-- start --

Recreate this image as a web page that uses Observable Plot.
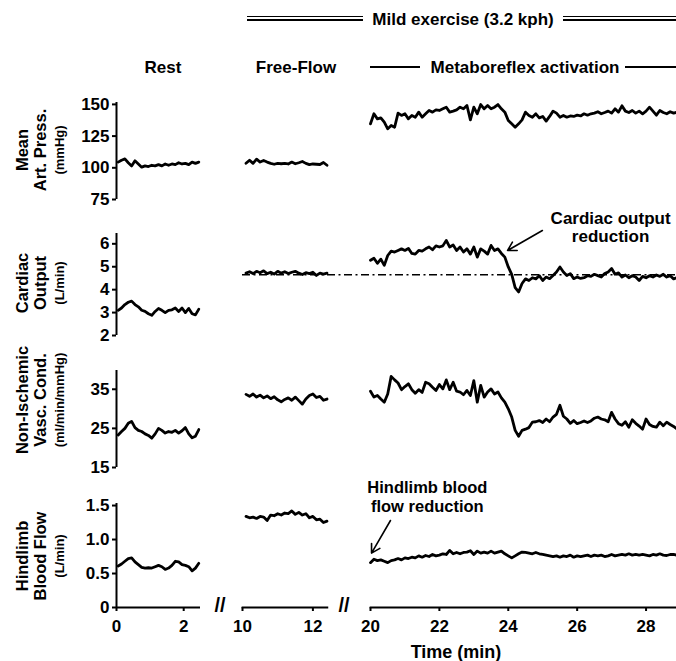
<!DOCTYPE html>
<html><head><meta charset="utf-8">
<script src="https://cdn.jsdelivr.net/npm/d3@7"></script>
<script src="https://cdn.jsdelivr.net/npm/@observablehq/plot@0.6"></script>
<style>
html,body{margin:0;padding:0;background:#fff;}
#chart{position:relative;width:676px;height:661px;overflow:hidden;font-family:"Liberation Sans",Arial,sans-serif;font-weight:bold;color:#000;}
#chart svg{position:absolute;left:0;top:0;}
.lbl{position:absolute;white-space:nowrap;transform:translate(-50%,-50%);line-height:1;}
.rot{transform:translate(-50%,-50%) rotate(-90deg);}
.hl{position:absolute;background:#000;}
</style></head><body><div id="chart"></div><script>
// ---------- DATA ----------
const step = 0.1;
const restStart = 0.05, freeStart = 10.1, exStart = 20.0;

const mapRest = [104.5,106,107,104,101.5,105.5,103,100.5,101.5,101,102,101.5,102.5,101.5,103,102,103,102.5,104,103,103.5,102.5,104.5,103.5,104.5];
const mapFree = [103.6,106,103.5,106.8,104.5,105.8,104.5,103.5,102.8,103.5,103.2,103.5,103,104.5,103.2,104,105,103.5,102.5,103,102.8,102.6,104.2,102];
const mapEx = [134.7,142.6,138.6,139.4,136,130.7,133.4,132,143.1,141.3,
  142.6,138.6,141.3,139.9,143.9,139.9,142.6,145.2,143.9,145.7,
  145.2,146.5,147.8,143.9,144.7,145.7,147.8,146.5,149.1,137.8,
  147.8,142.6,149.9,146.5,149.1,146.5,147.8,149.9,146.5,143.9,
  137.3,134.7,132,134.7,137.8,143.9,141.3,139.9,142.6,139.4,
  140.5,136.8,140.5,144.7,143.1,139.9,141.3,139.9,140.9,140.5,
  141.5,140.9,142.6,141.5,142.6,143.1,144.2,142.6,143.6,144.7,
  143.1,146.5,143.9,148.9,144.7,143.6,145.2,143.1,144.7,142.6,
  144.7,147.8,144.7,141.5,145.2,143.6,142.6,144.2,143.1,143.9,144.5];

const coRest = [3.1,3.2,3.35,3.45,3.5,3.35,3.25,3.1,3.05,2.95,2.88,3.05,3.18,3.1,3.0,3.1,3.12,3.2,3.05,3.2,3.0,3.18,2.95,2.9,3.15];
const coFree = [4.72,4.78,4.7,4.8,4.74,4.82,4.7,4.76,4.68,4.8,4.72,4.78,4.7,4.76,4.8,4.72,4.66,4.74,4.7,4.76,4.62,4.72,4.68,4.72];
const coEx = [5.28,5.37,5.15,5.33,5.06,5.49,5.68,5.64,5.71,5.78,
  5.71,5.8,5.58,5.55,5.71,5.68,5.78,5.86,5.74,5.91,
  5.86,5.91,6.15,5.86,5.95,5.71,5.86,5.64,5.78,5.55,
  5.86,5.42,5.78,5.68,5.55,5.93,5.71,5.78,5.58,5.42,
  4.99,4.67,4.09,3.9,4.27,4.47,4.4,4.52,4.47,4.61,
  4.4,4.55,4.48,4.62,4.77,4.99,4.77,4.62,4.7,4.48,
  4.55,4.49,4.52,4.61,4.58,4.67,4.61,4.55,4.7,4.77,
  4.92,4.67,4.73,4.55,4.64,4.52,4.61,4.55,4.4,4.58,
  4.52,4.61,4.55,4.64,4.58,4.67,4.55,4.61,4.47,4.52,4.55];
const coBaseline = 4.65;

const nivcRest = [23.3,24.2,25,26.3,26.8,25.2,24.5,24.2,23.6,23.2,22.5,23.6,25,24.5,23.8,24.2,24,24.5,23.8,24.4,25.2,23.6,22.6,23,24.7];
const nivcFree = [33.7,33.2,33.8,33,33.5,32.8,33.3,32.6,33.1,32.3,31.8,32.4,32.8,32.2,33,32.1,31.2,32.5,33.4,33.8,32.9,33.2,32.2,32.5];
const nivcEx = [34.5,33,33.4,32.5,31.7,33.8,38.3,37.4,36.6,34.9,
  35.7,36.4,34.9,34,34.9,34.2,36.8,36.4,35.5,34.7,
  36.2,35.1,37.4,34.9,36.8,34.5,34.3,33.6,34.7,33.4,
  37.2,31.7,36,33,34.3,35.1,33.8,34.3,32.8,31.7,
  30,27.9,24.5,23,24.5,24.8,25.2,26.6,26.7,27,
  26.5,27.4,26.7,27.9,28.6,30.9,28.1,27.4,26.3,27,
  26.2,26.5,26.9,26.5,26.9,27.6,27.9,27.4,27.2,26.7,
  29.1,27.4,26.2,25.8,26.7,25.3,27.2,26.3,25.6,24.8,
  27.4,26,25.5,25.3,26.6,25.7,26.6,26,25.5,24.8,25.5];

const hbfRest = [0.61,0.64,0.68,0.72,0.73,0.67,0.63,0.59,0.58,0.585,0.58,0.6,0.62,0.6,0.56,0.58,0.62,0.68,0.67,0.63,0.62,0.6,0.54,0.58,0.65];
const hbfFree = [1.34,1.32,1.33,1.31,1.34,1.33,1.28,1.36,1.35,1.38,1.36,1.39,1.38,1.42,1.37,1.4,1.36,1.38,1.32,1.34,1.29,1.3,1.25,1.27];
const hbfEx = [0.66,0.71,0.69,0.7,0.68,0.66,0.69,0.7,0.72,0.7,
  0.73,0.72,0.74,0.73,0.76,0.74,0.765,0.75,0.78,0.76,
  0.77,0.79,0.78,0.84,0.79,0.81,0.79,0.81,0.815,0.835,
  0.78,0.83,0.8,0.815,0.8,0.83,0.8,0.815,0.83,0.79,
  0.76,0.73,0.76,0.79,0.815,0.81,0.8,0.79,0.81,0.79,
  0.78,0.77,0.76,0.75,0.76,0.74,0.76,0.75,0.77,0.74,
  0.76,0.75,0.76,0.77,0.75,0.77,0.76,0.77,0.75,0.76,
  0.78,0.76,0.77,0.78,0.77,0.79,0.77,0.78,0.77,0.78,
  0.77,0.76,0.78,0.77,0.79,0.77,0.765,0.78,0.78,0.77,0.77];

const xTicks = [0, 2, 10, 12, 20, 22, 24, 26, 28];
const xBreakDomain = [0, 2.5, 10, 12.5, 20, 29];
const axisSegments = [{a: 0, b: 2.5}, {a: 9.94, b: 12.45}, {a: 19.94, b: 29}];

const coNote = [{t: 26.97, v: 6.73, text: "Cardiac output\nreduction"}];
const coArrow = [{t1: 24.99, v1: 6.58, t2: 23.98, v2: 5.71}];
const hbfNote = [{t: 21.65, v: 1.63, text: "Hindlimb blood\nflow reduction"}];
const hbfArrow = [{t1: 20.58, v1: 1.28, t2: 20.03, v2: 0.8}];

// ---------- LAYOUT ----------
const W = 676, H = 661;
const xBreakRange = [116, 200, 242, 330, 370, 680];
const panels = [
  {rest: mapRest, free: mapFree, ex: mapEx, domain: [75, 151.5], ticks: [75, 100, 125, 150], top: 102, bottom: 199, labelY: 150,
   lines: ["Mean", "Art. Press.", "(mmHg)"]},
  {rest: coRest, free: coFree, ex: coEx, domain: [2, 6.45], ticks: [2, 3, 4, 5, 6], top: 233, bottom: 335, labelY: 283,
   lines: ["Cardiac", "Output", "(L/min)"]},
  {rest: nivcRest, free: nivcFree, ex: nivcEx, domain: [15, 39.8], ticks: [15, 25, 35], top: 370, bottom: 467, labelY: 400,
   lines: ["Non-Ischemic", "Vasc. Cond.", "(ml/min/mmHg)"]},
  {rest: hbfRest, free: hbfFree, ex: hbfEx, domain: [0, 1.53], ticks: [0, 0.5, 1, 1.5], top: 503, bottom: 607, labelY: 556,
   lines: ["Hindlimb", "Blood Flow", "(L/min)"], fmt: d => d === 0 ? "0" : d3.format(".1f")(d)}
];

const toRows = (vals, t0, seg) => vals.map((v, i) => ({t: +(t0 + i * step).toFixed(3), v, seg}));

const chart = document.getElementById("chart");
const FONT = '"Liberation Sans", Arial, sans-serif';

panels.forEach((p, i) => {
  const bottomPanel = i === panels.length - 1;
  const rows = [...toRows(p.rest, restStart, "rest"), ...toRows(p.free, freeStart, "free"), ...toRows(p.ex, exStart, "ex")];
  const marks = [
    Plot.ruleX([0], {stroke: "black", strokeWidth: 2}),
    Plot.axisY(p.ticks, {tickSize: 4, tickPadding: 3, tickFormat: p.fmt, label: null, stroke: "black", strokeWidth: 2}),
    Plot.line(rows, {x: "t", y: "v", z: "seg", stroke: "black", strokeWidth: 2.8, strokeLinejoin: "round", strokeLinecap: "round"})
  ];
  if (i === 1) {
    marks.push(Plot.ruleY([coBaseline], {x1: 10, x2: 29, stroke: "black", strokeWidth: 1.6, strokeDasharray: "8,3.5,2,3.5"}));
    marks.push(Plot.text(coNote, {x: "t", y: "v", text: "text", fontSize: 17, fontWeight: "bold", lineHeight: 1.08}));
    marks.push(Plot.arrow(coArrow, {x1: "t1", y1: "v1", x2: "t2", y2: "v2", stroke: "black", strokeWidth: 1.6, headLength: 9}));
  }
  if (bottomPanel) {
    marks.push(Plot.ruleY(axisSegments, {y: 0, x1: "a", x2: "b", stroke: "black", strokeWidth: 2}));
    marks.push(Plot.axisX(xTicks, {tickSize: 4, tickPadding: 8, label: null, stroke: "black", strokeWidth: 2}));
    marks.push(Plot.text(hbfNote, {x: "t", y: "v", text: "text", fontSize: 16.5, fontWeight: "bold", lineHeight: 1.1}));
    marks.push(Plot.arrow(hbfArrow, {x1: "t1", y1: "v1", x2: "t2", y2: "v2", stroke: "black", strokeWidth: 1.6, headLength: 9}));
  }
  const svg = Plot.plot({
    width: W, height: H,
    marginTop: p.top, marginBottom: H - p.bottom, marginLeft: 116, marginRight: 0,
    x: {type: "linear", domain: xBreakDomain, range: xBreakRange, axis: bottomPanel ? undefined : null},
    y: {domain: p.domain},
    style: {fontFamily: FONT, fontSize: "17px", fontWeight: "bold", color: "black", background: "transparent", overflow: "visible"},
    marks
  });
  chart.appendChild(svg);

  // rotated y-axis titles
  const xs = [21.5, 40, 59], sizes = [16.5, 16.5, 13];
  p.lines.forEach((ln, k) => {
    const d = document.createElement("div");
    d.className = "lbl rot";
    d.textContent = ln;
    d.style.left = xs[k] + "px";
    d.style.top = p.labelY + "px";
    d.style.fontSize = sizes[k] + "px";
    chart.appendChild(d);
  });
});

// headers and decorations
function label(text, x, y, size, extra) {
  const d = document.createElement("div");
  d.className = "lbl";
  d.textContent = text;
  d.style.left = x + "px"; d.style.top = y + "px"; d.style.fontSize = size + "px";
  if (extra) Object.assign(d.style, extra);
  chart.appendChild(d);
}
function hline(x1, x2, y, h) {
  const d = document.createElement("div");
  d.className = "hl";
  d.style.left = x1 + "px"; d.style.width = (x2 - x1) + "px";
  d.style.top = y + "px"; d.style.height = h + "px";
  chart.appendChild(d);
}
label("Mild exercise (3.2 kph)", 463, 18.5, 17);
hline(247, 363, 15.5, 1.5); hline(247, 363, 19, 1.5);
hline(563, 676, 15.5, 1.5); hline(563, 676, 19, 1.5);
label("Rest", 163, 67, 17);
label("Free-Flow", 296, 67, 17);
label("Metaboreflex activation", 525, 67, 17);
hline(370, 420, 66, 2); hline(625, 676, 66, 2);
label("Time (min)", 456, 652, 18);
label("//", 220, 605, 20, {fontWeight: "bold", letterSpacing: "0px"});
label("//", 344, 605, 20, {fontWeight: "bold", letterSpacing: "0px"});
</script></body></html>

-- end --

### [What to produce]
Begin at the first line of the material and copy each line exactly through the one containing "const restStart = 0.05, freeStart". Omit pictures.

### [Result for this task]
Recreate this image as a web page that uses Observable Plot.
<!DOCTYPE html>
<html><head><meta charset="utf-8">
<script src="https://cdn.jsdelivr.net/npm/d3@7"></script>
<script src="https://cdn.jsdelivr.net/npm/@observablehq/plot@0.6"></script>
<style>
html,body{margin:0;padding:0;background:#fff;}
#chart{position:relative;width:676px;height:661px;overflow:hidden;font-family:"Liberation Sans",Arial,sans-serif;font-weight:bold;color:#000;}
#chart svg{position:absolute;left:0;top:0;}
.lbl{position:absolute;white-space:nowrap;transform:translate(-50%,-50%);line-height:1;}
.rot{transform:translate(-50%,-50%) rotate(-90deg);}
.hl{position:absolute;background:#000;}
</style></head><body><div id="chart"></div><script>
// ---------- DATA ----------
const step = 0.1;
const restStart = 0.05, freeStart = 10.1, exStart = 20.0;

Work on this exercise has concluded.